A catenary is the result of an equilibrium of forces among the chain links. A few important property of the uniform density catenary are:
- vertical tension is null at the apex.
- horizontal tension is constant through the catenary
- tension accross a chain link in only determined by the horizontal tension, and by the vertical tension due to the catenary segment that lies below that link down to the catenary apex.
Now the Maslow sled and ring kit rollers are lumps of mass. At a first degree, we could say it is not a uniform density catenary. But it can be simplified by:
- first considering the whole sled, including rollers, as a mass lump.
- Divide the lump in two parts reflecting the part of the weight held by each chain (this depends on the sled horizontal position).
- Replace the mass lump at the tip of each chain by an equivalent chain length of same weight.
- Combine each real chain length with the equivalent chain length it holds, and from that point on, stop assuming these two long chain connect together: Consider those as two separate catenaries having the same horizontal tension.
- Calculate a horizontal tension on the sprockets based on the sled weight and position. It is a valid approximation.
- Use the simple catenary calculations to find its shape, knowing that one part hangs from the sprocket, end the other is flat horizontal where vertical tension is null (the apex).
- Now you want to compute the relative coordinates of two points on each of these catenaries:
- the position of the highest point (where the sprocket tengeant contact occurs
- the position of the chain tip that hangs at the length of the real chain minus the part the wraps around the sprocket.
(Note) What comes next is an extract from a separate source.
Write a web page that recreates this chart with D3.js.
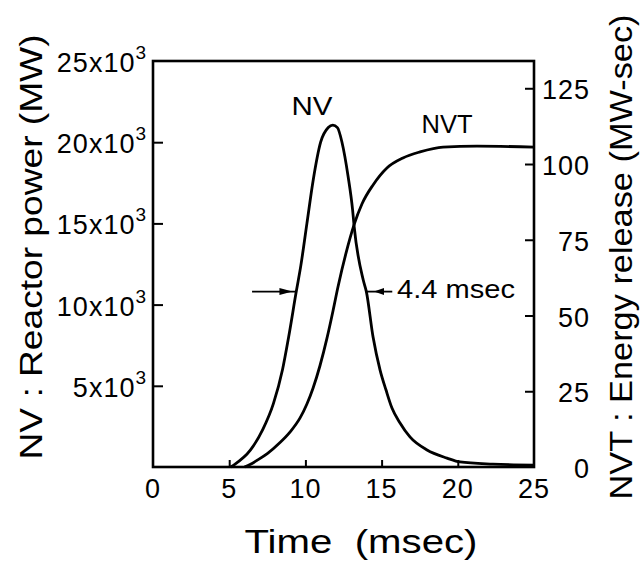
<!DOCTYPE html>
<html>
<head>
<meta charset="utf-8">
<script src="https://cdn.jsdelivr.net/npm/d3@7"></script>
<style>
  html, body { margin: 0; padding: 0; background: #fff; }
  svg { display: block; }
  text { font-family: "Liberation Sans", Arial, sans-serif; fill: #000; }
</style>
</head>
<body>
<svg id="chart" width="640" height="562"></svg>
<script>
// ---- data ----
// NV: reactor power, 10^3 MW, vs time (msec)
const nvTime  = [5.1, 5.3, 6.4, 7.2, 7.9, 8.5, 8.9, 9.4, 9.7, 10.1, 10.5, 11.0, 11.5, 11.8, 12.1, 12.4, 12.8, 13.1, 13.2, 13.8, 14.0, 14.44, 14.9, 15.29, 15.68, 16.21, 16.86, 17.98, 19.29, 20.14, 22.3, 25.0];
const nvPower = [0, 0.12, 1.05, 2.3, 3.9, 6.0, 8.0, 10.8, 12.4, 15.0, 17.6, 20.0, 20.9, 21.05, 20.9, 20.0, 17.9, 15.8, 14.8, 11.5, 10.8, 8.0, 5.97, 4.74, 3.63, 2.71, 1.85, 1.05, 0.55, 0.31, 0.18, 0.12];
// NVT: energy release, MW-sec, vs time (msec)
const nvtTime   = [6.0, 6.4, 6.8, 7.5, 8.3, 9.0, 9.65, 10.1, 10.5, 10.96, 11.42, 11.81, 12.14, 12.66, 13.19, 13.71, 14.44, 15.35, 16.4, 17.52, 19.03, 21.26, 25.0];
const nvtEnergy = [0, 0.9, 2.1, 4.4, 7.9, 11.6, 16.2, 20.8, 26.0, 33.5, 42.6, 51.5, 59.5, 70.5, 79.9, 86.8, 93.1, 98.7, 102.0, 104.0, 105.6, 105.9, 105.6];

const xTicks = [0, 5, 10, 15, 20, 25];
const leftTicks = [5, 10, 15, 20, 25];
const leftTickLabels = ["5x10", "10x10", "15x10", "20x10", "25x10"];
const leftTickExp = "3";
const rightTicks = [0, 25, 50, 75, 100, 125];
const rightTickLabels = ["0", "25", "50", "75", "100", "125"];
// half-width annotation (level in 10^3 MW, times in msec)
const fwhmLevel = 10.8;
const fwhmLeft = 9.15, fwhmRight = 13.95;
const fwhmText = "4.4 msec";

// ---- layout ----
const svg = d3.select("#chart");
const L = 153, R = 534, T = 61, B = 467;
const x = d3.scaleLinear().domain([0, 25]).range([L, R]);
const yL = d3.scaleLinear().domain([0, 25]).range([B, T]);
const yR = d3.scaleLinear().domain([0, 134]).range([B, T]);

svg.append("rect").attr("width", 640).attr("height", 562).attr("fill", "#fff");

// frame
svg.append("rect")
  .attr("x", L).attr("y", T).attr("width", R - L).attr("height", B - T)
  .attr("fill", "none").attr("stroke", "#000").attr("stroke-width", 2.6);

// ticks (inward)
const tickStyle = g => { g.select(".domain").remove(); g.selectAll("line").attr("stroke", "#000").attr("stroke-width", 2); g.selectAll("text").remove(); };
svg.append("g").attr("transform", `translate(${L},0)`)
  .call(d3.axisLeft(yL).tickValues([5, 10, 15, 20]).tickSize(-10).tickFormat(""))
  .call(tickStyle);
svg.append("g").attr("transform", `translate(0,${B})`)
  .call(d3.axisBottom(x).tickValues([5, 10, 15, 20]).tickSize(-7).tickFormat(""))
  .call(tickStyle);
svg.append("g").attr("transform", `translate(${R},0)`)
  .call(d3.axisRight(yR).tickValues([25, 50, 75, 100, 125]).tickSize(-9).tickFormat(""))
  .call(tickStyle);

// left tick labels
leftTicks.forEach((v, i) => {
  const t = svg.append("text")
    .attr("x", L - 6).attr("y", yL(v) + 11)
    .attr("text-anchor", "end").attr("font-size", 27).attr("letter-spacing", 1);
  t.append("tspan").text(leftTickLabels[i]);
  t.append("tspan").attr("font-size", 19).attr("dy", -13).text(leftTickExp);
});

// bottom tick labels
xTicks.forEach(v => {
  svg.append("text").attr("x", x(v)).attr("y", B + 31)
    .attr("text-anchor", "middle").attr("font-size", 27).attr("letter-spacing", 1).text(v);
});

// right tick labels
rightTicks.forEach((v, i) => {
  svg.append("text").attr("x", 590).attr("y", yR(v) + 11)
    .attr("text-anchor", "end").attr("font-size", 27).attr("letter-spacing", 1).text(rightTickLabels[i]);
});

// axis titles
svg.append("text")
  .attr("transform", "translate(42,247) rotate(-90)")
  .attr("text-anchor", "middle").attr("font-size", 32)
  .attr("textLength", 425).attr("lengthAdjust", "spacingAndGlyphs")
  .text("NV : Reactor power (MW)");
svg.append("text")
  .attr("transform", "translate(632,257) rotate(-90)")
  .attr("text-anchor", "middle").attr("font-size", 32)
  .attr("textLength", 485).attr("lengthAdjust", "spacingAndGlyphs")
  .text("NVT : Energy release (MW-sec)");
svg.append("text")
  .attr("x", 361).attr("y", 553)
  .attr("text-anchor", "middle").attr("font-size", 33)
  .attr("textLength", 233).attr("lengthAdjust", "spacingAndGlyphs")
  .style("white-space", "pre")
  .text("Time  (msec)");

// curves
const nvData = nvTime.map((t, i) => [t, nvPower[i]]);
const nvtData = nvtTime.map((t, i) => [t, nvtEnergy[i]]);
svg.append("path")
  .attr("d", d3.line().x(d => x(d[0])).y(d => yL(d[1])).curve(d3.curveMonotoneX)(nvData))
  .attr("fill", "none").attr("stroke", "#000").attr("stroke-width", 2.8).attr("stroke-linejoin", "round");
svg.append("path")
  .attr("d", d3.line().x(d => x(d[0])).y(d => yR(d[1])).curve(d3.curveMonotoneX)(nvtData))
  .attr("fill", "none").attr("stroke", "#000").attr("stroke-width", 2.8).attr("stroke-linejoin", "round");

// curve labels
svg.append("text").attr("x", x(10.43)).attr("y", yL(21.67))
  .attr("text-anchor", "middle").attr("font-size", 25)
  .attr("textLength", 41).attr("lengthAdjust", "spacingAndGlyphs").text("NV");
svg.append("text").attr("x", x(19.29)).attr("y", yL(20.55))
  .attr("text-anchor", "middle").attr("font-size", 25)
  .attr("textLength", 51).attr("lengthAdjust", "spacingAndGlyphs").text("NVT");

// FWHM arrows
const ay = yL(fwhmLevel);
svg.append("line").attr("x1", x(6.5)).attr("x2", x(fwhmLeft + 0.3)).attr("y1", ay).attr("y2", ay)
  .attr("stroke", "#000").attr("stroke-width", 1.8);
const lt = x(fwhmLeft);
svg.append("path").attr("d", `M${lt},${ay} L${lt - 13},${ay - 3.5} L${lt - 13},${ay + 3.5} Z`).attr("fill", "#000");
svg.append("line").attr("x1", x(fwhmRight)).attr("x2", x(15.7)).attr("y1", ay).attr("y2", ay)
  .attr("stroke", "#000").attr("stroke-width", 1.8);
const rt = x(14.5);
svg.append("path").attr("d", `M${rt},${ay} L${rt + 10},${ay - 3.5} L${rt + 10},${ay + 3.5} Z`).attr("fill", "#000");
svg.append("text").attr("x", x(16.01)).attr("y", ay + 6)
  .attr("font-size", 25).attr("textLength", 118).attr("lengthAdjust", "spacingAndGlyphs").text(fwhmText);
</script>
</body>
</html>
- Also compute the angle of each to figure out the tangeant points on sprocket and the connection point on the ring,
- Now you might get something that does not exactly fit between the sprockets. That is not an error. Remember your horizontal tension estimation was assuming a sled position, but the catenary equilibrium is moving away from that. So use this first catenary calculation to better estimate the position and horizontal tension, and iterate until you get a stable result that fit between the sprockets for the given chain lenghts.
And there you get a catenary calculation of the sled position.
Is that the optimal way to compute the solution? I don’t know. But you can play with it
I did implement that catenary calculation here to analyse the MaslowCNC errors and document the list of sources of errors.